* DIRECTIONS FOR THIS TASK: Starting with the first line below, extract each line through the one that contains "length=11, width=1.5, color=ink)", inclusive, excluding pictures.

* SOURCE MATERIAL:

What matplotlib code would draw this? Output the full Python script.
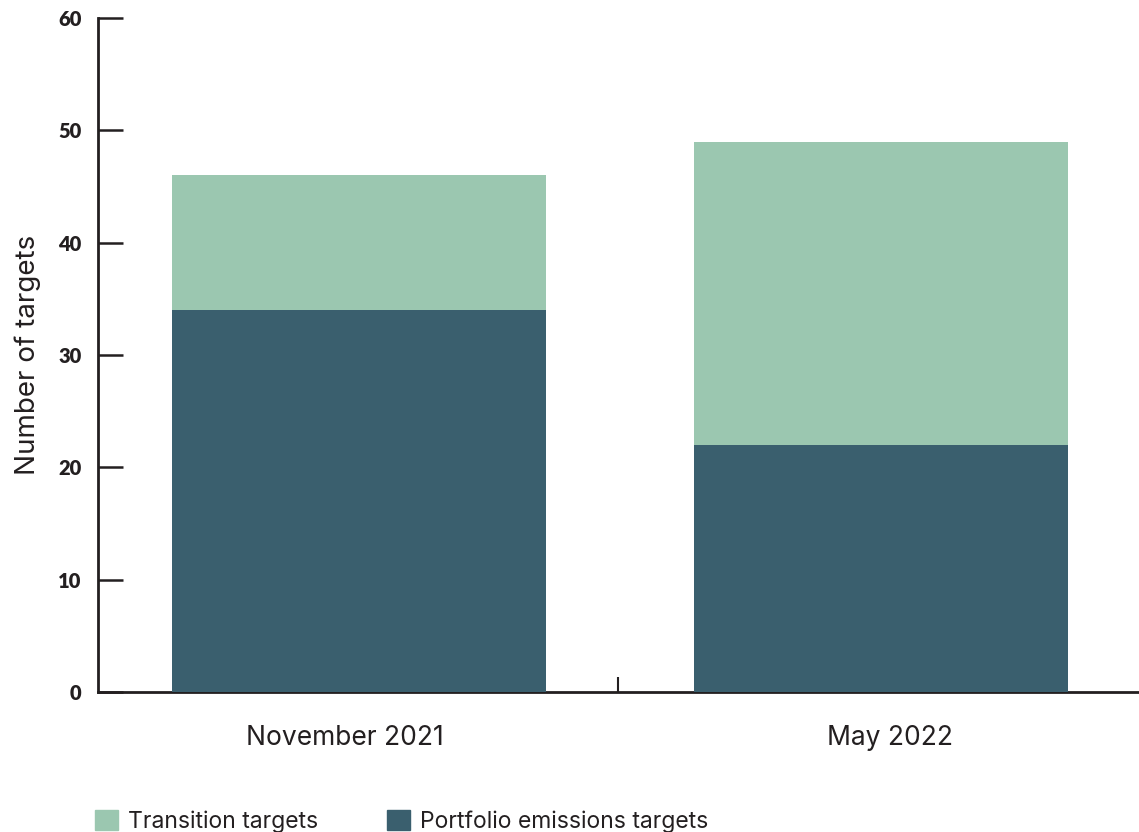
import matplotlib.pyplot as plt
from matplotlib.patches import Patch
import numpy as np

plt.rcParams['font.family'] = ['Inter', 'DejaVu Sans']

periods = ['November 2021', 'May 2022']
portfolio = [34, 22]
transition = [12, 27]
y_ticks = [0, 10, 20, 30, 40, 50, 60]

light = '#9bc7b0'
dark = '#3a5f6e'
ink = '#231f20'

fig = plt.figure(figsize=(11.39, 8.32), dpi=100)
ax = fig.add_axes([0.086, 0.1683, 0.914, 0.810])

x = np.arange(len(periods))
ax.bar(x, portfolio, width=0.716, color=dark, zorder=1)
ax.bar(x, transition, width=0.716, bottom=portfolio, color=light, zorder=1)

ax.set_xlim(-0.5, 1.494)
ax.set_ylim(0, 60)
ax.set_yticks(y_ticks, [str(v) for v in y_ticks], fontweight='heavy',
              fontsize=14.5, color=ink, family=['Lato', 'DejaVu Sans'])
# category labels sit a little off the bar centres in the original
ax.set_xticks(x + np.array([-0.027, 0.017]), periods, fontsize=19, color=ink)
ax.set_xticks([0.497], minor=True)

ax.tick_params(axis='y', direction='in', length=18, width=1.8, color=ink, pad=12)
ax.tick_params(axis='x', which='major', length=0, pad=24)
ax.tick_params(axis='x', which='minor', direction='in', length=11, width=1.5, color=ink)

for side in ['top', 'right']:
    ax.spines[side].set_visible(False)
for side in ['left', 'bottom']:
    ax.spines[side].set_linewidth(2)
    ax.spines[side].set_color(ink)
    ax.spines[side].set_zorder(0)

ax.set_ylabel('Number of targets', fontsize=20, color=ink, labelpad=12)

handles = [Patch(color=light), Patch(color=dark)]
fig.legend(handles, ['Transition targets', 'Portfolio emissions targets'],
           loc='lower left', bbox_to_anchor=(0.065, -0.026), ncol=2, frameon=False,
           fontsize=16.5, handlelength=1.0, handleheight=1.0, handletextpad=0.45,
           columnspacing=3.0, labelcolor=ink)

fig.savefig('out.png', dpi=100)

* RESULT OF THE TASK:
What matplotlib code would draw this? Output the full Python script.
import matplotlib.pyplot as plt
from matplotlib.patches import Patch
import numpy as np

plt.rcParams['font.family'] = ['Inter', 'DejaVu Sans']

periods = ['November 2021', 'May 2022']
portfolio = [34, 22]
transition = [12, 27]
y_ticks = [0, 10, 20, 30, 40, 50, 60]

light = '#9bc7b0'
dark = '#3a5f6e'
ink = '#231f20'

fig = plt.figure(figsize=(11.39, 8.32), dpi=100)
ax = fig.add_axes([0.086, 0.1683, 0.914, 0.810])

x = np.arange(len(periods))
ax.bar(x, portfolio, width=0.716, color=dark, zorder=1)
ax.bar(x, transition, width=0.716, bottom=portfolio, color=light, zorder=1)

ax.set_xlim(-0.5, 1.494)
ax.set_ylim(0, 60)
ax.set_yticks(y_ticks, [str(v) for v in y_ticks], fontweight='heavy',
              fontsize=14.5, color=ink, family=['Lato', 'DejaVu Sans'])
# category labels sit a little off the bar centres in the original
ax.set_xticks(x + np.array([-0.027, 0.017]), periods, fontsize=19, color=ink)
ax.set_xticks([0.497], minor=True)

ax.tick_params(axis='y', direction='in', length=18, width=1.8, color=ink, pad=12)
ax.tick_params(axis='x', which='major', length=0, pad=24)
ax.tick_params(axis='x', which='minor', direction='in', length=11, width=1.5, color=ink)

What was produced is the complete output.